In the same interview, Francis explains the value of silent adoration before the tabernacle each evening to remember "what I have done for Christ," but above all to enliven their consciousness " that the Lord remembers me."

Another point is that in the interview touched on the role of women in the Church . The pontiff is pushing for a " theology of women in the Church " to give value to their specific contribution , even in places of responsibility, but warns against "machismo in a skirt ", the claims of feminists who want to make woman equal to man ("In reality women have a different structure to men " ) . Some theologians in vogue immediately applauded to the possibility that "finally" we might have women priests . But the Pope himself, in the interview , said: The woman is essential for the church. Mary, a woman, is more important than the bishops. I say this because we must not confuse the function with the dignity". So the point is to find the specific contribution and dignity of the "feminine genius" - as John Paul II termed it - without wanting to lock up this rediscovery into a simple equivalence of functions.

A rather innovative point mentioned in the conversation is that of collegiality applied to the government of the Church and ecumenical relations.

"I believe that consultation is very important. I do not want token consultations, but real consultations."The consistories [of cardinals], the synods [of bishops] are, for example, important places to make real and active this consultation. We must, however, give them a less rigid form. I do not want token consultations, but real consultations. The consultation group of eight cardinals, this 'outsider' advisory group, is not only my decision, but it is the result of the will of the cardinals, as it was expressed in the general congregations before the conclave. And I want to see that this is a real, not ceremonial consultation."

And again: " We must walk together: the people, the bishops and the pope. Synodality should be lived at various levels. Maybe it is time to change the methods of the Synod of Bishops, because it seems to me that the current method is not dynamic. This will also have ecumenical value, especially with our Orthodox brethren. From them we can learn more about the meaning of episcopal collegiality and the tradition of synodality. The joint effort of reflection, looking at how the church was governed in the early centuries, before the breakup between East and West, will bear fruit in due time.".
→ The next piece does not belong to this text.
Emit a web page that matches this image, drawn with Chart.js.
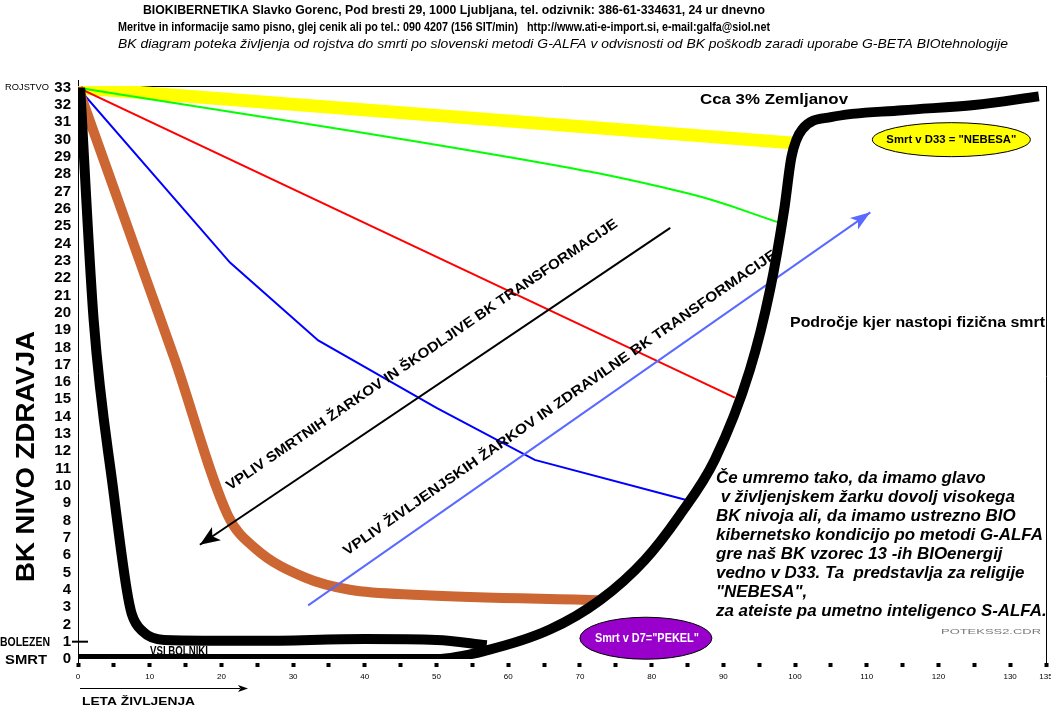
<!DOCTYPE html>
<html>
<head>
<meta charset="utf-8">
<script src="https://cdn.jsdelivr.net/npm/chart.js@4.4.1/dist/chart.umd.min.js"></script>
<style>
  html, body { margin: 0; padding: 0; background: #fff; overflow: hidden; }
  #wrap { position: relative; width: 1051px; height: 708px; }
</style>
</head>
<body>
<div id="wrap"><canvas id="bkChart" width="1051" height="708"></canvas></div>
<script>
// BK diagram (x = leta življenja, y = BK nivo)
const levelTicks = Array.from({length: 34}, (_, i) => i);

const yellowYears = [0, 100];
const yellowLevels = [33, 29.8];

const greenYears = [0, 60, 85, 98.6];
const greenLevels = [33, 29, 26.9, 25.1];

const redYears = [0, 91.6];
const redLevels = [33, 15.1];

const blueYears = [0, 21.2, 33.5, 50, 63.7, 84.7];
const blueLevels = [33, 22.9, 18.4, 14.5, 11.5, 9.2];

const brownYears = [0, 9.8, 13.5, 20.9, 24.7, 31.7, 37.9, 47.7, 72.8];
const brownLevels = [33, 21.6, 17.3, 8.3, 6.4, 4.7, 4.0, 3.7, 3.4];

// "VSI BOLNIKI" curve
const sickYears = [0.3, 2.2, 5, 6.8, 7.5, 9, 12, 25, 40, 50, 57];
const sickLevels = [33, 19.5, 9.5, 4, 2.6, 1.6, 1.1, 1.05, 1.15, 1.1, 0.8];

// fizična smrt curve
const deathYears = [0, 50, 57, 65.8, 72.8, 79, 83.9, 88.8, 93.7, 96.5, 98.5, 99.5, 101, 105, 115, 125, 134];
const deathLevels = [0, 0, 0.5, 1.7, 3.4, 5.7, 8.3, 11.5, 16.7, 21.3, 26, 29, 30.6, 31.3, 31.7, 32, 32.5];

// arrows (start -> head)
const deathRayYears = [82.6, 17];
const deathRayLevels = [24.9, 6.6];
const lifeRayYears = [32.1, 110.5];
const lifeRayLevels = [3.1, 25.8];

const toPoints = (xs, ys) => xs.map((x, i) => ({x: x, y: ys[i]}));

const FONT = "'Liberation Sans', Arial, sans-serif";

const paragraph = [
  'Če umremo tako, da imamo glavo',
  ' v življenjskem žarku dovolj visokega',
  'BK nivoja ali, da imamo ustrezno BIO',
  'kibernetsko kondicijo po metodi G-ALFA',
  'gre naš BK vzorec 13 -ih BIOenergij',
  'vedno v D33. Ta  predstavlja za religije',
  '"NEBESA",',
  'za ateiste pa umetno inteligenco S-ALFA.'
];

// draw text stretched/squeezed to an exact width
function fitText(ctx, s, x, y, w, font, color, baseline) {
  ctx.save();
  ctx.font = font;
  ctx.fillStyle = color || '#000';
  ctx.textBaseline = baseline || 'middle';
  ctx.textAlign = 'left';
  const nat = ctx.measureText(s).width;
  ctx.translate(x, y);
  ctx.scale(w / nat, 1);
  ctx.fillText(s, 0, 0);
  ctx.restore();
}

function arrowHead(ctx, x1, y1, x2, y2, len, half, color) {
  const a = Math.atan2(y2 - y1, x2 - x1);
  ctx.save();
  ctx.fillStyle = color;
  ctx.translate(x2, y2);
  ctx.rotate(a);
  ctx.beginPath();
  ctx.moveTo(0, 0);
  ctx.lineTo(-len, -half);
  ctx.lineTo(-len * 0.75, 0);
  ctx.lineTo(-len, half);
  ctx.closePath();
  ctx.fill();
  ctx.restore();
}

const deco = {
  id: 'deco',
  beforeDatasetsDraw(chart) {
    const {ctx, chartArea: a} = chart;
    ctx.save();
    ctx.strokeStyle = '#000';
    ctx.lineWidth = 1;
    ctx.beginPath();
    ctx.moveTo(a.left + 0.5, a.top - 6); ctx.lineTo(a.left + 0.5, a.bottom + 8);
    ctx.moveTo(a.left, a.top + 0.5); ctx.lineTo(a.right + 0.5, a.top + 0.5);
    ctx.moveTo(a.right + 0.5, a.top); ctx.lineTo(a.right + 0.5, a.bottom + 8);
    ctx.stroke();
    ctx.restore();
  },
  afterDatasetsDraw(chart) {
    const {ctx} = chart;
    const xs = chart.scales.x, ys = chart.scales.y;
    const px = v => xs.getPixelForValue(v), py = v => ys.getPixelForValue(v);

    // arrow heads
    arrowHead(ctx, px(deathRayYears[0]), py(deathRayLevels[0]), px(deathRayYears[1]), py(deathRayLevels[1]), 20, 8, '#000');
    arrowHead(ctx, px(lifeRayYears[0]), py(lifeRayLevels[0]), px(lifeRayYears[1]), py(lifeRayLevels[1]), 20, 7, '#5a6aff');

    // rotated ray labels
    ctx.save();
    ctx.translate(422, 355);
    ctx.rotate(-34.3 * Math.PI / 180);
    fitText(ctx, 'VPLIV SMRTNIH ŽARKOV IN ŠKODLJIVE BK TRANSFORMACIJE', -235, 0, 470, 'bold 14px ' + FONT, '#000');
    ctx.restore();
    ctx.save();
    ctx.translate(560, 403);
    ctx.rotate(-34.8 * Math.PI / 180);
    fitText(ctx, 'VPLIV ŽIVLJENJSKIH ŽARKOV IN ZDRAVILNE BK TRANSFORMACIJE', -262, 0, 524, 'bold 14px ' + FONT, '#000');
    ctx.restore();

    // ellipses
    ctx.save();
    ctx.lineWidth = 1;
    ctx.strokeStyle = '#000';
    ctx.fillStyle = '#ffff00';
    ctx.beginPath();
    ctx.ellipse(px(121.8), py(30.0), 79, 17, 0, 0, Math.PI * 2);
    ctx.fill(); ctx.stroke();
    ctx.fillStyle = '#9900cc';
    ctx.beginPath();
    ctx.ellipse(px(79.2), py(1.2), 66, 21, 0, 0, Math.PI * 2);
    ctx.fill(); ctx.stroke();
    ctx.restore();
    fitText(ctx, 'Smrt v D33 = "NEBESA"', px(121.8) - 65, py(30.0), 130, 'bold 11px ' + FONT, '#000');
    fitText(ctx, 'Smrt v D7="PEKEL"', px(79.2) - 51, py(1.2), 104, 'bold 12px ' + FONT, '#fff');

    // annotations
    fitText(ctx, 'Cca 3% Zemljanov', 700, 100, 148, 'bold 14px ' + FONT, '#000');
    fitText(ctx, 'Področje kjer nastopi fizična smrt', 790, 323, 255, 'bold 14px ' + FONT, '#000');
    fitText(ctx, 'VSI BOLNIKI', 150, 651, 58, 'bold 13px ' + FONT, '#000');
    fitText(ctx, 'POTEKSS2.CDR', 941, 632, 100, '8px ' + FONT, '#777');

    // paragraph, one font size so the widest line fits
    ctx.save();
    ctx.font = 'italic bold 16px ' + FONT;
    const fs = 16 * 327 / ctx.measureText(paragraph[3]).width;
    ctx.font = 'italic bold ' + fs.toFixed(2) + 'px ' + FONT;
    ctx.fillStyle = '#000';
    ctx.textBaseline = 'middle';
    paragraph.forEach((s, i) => ctx.fillText(s, 716, 478 + i * 19));
    ctx.restore();

    // y side labels
    fitText(ctx, 'ROJSTVO', 5, py(33), 44, '9px ' + FONT, '#000');
    fitText(ctx, 'BOLEZEN', 0, py(1) + 1, 50, 'bold 12px ' + FONT, '#000');
    fitText(ctx, 'SMRT', 5, py(0) + 1, 42, 'bold 13px ' + FONT, '#000');
    ctx.save();
    ctx.strokeStyle = '#000';
    ctx.lineWidth = 2;
    ctx.beginPath();
    ctx.moveTo(72, py(1)); ctx.lineTo(88, py(1));
    ctx.stroke();
    ctx.restore();

    // y title
    ctx.save();
    ctx.translate(34, 457);
    ctx.rotate(-Math.PI / 2);
    fitText(ctx, 'BK NIVO ZDRAVJA', -125, 0, 251, 'bold 26px ' + FONT, '#000', 'alphabetic');
    ctx.restore();

    // x title with arrow
    ctx.save();
    ctx.strokeStyle = '#000';
    ctx.lineWidth = 1;
    ctx.beginPath();
    ctx.moveTo(80, 688.5); ctx.lineTo(240, 688.5);
    ctx.stroke();
    arrowHead(ctx, 80, 688.5, 248, 688.5, 10, 3.5, '#000');
    ctx.restore();
    fitText(ctx, 'LETA ŽIVLJENJA', 82, 702, 113, 'bold 11px ' + FONT, '#000');

    // header
    fitText(ctx, 'BIOKIBERNETIKA Slavko Gorenc, Pod bresti 29, 1000 Ljubljana, tel. odzivnik: 386-61-334631, 24 ur dnevno', 143, 11, 622, 'bold 12px ' + FONT, '#000');
    fitText(ctx, 'Meritve in informacije samo pisno, glej cenik ali po tel.: 090 4207 (156 SIT/min)   http://www.ati-e-import.si, e-mail:galfa@siol.net', 118, 28, 652, 'bold 12px ' + FONT, '#000');
    fitText(ctx, 'BK diagram poteka življenja od rojstva do smrti po slovenski metodi G-ALFA v odvisnosti od BK poškodb zaradi uporabe G-BETA BIOtehnologije', 118, 45, 890, 'italic 12px ' + FONT, '#000');
  }
};

const ds = (xs, ys, color, width, order, extra) => Object.assign({
  data: toPoints(xs, ys),
  borderColor: color,
  borderWidth: width,
  pointRadius: 0,
  fill: false,
  tension: 0,
  order: order
}, extra || {});

new Chart(document.getElementById('bkChart'), {
  type: 'line',
  data: {
    datasets: [
      ds(yellowYears, yellowLevels, '#ffff00', 13, 9, {borderCapStyle: 'butt'}),
      ds(greenYears, greenLevels, '#00ff00', 2, 8, {tension: 0.4}),
      ds(redYears, redLevels, '#ff0000', 2, 7),
      ds(blueYears, blueLevels, '#0000ff', 2, 6),
      ds(brownYears, brownLevels, '#cc6633', 10, 5, {cubicInterpolationMode: 'monotone'}),
      ds(lifeRayYears, lifeRayLevels, '#5a6aff', 2, 4),
      ds(deathRayYears, deathRayLevels, '#000000', 2, 3),
      ds(sickYears, sickLevels, '#000000', 10, 2, {cubicInterpolationMode: 'monotone'}),
      ds(deathYears, deathLevels, '#000000', 10, 1, {cubicInterpolationMode: 'monotone'})
    ]
  },
  options: {
    responsive: false,
    animation: false,
    layout: {padding: {top: 86, right: 5, left: 0, bottom: 0}},
    plugins: {legend: {display: false}, tooltip: {enabled: false}},
    scales: {
      x: {
        type: 'linear',
        min: 0,
        max: 135,
        ticks: {
          stepSize: 5,
          autoSkip: false,
          maxRotation: 0,
          padding: 5,
          color: '#000',
          font: {size: 8, family: FONT},
          callback: v => (v % 10 === 0 || v === 135) ? String(v) : ''
        },
        grid: {
          drawOnChartArea: false,
          drawTicks: true,
          tickLength: 8,
          tickWidth: 4,
          tickColor: '#000',
          tickBorderDash: [4, 4],
          tickBorderDashOffset: 4
        },
        border: {display: false},
        afterFit(s) { s.height = 49; s.paddingLeft = 0; s.paddingRight = 0; }
      },
      y: {
        type: 'linear',
        min: 0,
        max: 33.1,
        afterBuildTicks(s) { s.ticks = levelTicks.map(v => ({value: v})); },
        ticks: {
          autoSkip: false,
          padding: 7,
          color: '#000',
          font: {size: 15, weight: 'bold', family: FONT}
        },
        grid: {display: false, drawTicks: false},
        border: {display: false},
        afterFit(s) { s.width = 78; s.paddingTop = 0; s.paddingBottom = 0; }
      }
    }
  },
  plugins: [deco]
});
</script>
</body>
</html>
In this Pope Francis is somehow a debtor to the visits and meetings of John Paul II with a great many Orthodox and the ecumenical work of Pope Benedict XVI , who years ago asked the Orthodox Churches to help him express the Petrine ministry in a manner acceptable to them and true to the tradition of the undivided Church .
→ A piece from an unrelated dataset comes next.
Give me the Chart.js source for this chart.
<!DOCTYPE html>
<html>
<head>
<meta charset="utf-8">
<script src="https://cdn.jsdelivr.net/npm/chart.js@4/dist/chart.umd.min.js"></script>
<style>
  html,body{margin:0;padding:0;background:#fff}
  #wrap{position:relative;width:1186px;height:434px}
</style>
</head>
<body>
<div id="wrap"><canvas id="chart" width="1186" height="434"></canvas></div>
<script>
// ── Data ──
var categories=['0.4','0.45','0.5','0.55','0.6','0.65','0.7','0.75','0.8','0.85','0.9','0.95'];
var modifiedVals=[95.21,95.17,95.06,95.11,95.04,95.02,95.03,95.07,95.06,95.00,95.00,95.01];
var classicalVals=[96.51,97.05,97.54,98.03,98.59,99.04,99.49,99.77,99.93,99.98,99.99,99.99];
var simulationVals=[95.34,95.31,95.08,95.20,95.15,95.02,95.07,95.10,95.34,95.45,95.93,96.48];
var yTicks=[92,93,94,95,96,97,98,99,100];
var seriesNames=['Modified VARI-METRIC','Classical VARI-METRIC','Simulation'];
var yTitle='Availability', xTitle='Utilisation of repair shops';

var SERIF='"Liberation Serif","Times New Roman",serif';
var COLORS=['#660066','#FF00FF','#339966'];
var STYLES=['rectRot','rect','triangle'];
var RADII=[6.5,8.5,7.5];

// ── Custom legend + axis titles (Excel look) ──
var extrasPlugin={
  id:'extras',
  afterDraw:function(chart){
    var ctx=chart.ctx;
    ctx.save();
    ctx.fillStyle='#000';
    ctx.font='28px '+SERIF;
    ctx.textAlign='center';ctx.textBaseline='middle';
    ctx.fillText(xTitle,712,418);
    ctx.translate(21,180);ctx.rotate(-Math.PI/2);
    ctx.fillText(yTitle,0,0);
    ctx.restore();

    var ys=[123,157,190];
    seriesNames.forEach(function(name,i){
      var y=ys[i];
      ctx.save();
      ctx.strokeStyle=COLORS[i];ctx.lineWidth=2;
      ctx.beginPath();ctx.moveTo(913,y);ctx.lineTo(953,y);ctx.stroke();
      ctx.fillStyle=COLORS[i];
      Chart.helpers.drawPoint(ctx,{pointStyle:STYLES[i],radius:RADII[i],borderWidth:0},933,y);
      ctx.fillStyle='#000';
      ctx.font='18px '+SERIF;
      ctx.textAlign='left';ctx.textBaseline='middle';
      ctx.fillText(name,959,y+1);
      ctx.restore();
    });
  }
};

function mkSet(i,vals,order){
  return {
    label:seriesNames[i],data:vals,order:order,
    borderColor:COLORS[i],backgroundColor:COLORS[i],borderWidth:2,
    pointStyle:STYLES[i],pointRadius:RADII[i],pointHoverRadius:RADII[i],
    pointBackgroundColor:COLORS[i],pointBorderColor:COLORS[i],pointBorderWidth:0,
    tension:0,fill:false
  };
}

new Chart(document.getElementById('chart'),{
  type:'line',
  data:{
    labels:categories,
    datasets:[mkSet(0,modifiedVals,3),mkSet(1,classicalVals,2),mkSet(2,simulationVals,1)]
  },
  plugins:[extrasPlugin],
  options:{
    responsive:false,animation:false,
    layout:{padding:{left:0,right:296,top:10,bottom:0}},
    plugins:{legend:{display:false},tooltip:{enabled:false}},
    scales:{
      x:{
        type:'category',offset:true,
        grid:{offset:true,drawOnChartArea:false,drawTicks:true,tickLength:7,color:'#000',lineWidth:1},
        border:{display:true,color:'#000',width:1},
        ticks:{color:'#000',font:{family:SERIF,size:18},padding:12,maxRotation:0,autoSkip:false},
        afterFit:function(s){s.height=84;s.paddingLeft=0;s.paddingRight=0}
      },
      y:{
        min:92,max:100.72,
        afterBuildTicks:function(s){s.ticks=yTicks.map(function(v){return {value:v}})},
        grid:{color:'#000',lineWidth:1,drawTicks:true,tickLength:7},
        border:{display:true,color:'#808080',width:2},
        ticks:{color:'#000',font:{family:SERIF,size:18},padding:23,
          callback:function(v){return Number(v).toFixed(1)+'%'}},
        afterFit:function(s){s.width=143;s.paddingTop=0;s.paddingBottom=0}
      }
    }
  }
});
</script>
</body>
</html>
It is not possible to summarize the vast wealth of this conversation/interview : there are still issues such as the relationship between the younger and older Churches, between theology and the people, between laboratories of thought and the churches on the frontiers. For this we invite the reader to refer to the complete text.

But one aspect is still worth a mention: that of the personal attitude of Pope Francis, his heart, when he tries to describe himself: "I am a sinner upon whom the Lord has looked".  He speaks the life of Blessed Peter Faber (1506-1546) , one of the first companions of St. Ignatius of Loyola , so dear to him : ""[His] dialogue with all," the pope says, "even the most remote and even with his opponents; his simple piety, a certain naïveté perhaps, his being available straightaway, his careful interior discernment, the fact that he was a man capable of great and strong decisions but also capable of being so gentle and loving."


" My choices - he adds -  including those related to the day-to-day aspects of life, like the use of a modest car, are related to a spiritual discernment that responds to a need that arises from looking at things, at people and from reading the signs of the times. Discernment in the Lord guides me in my way of governing".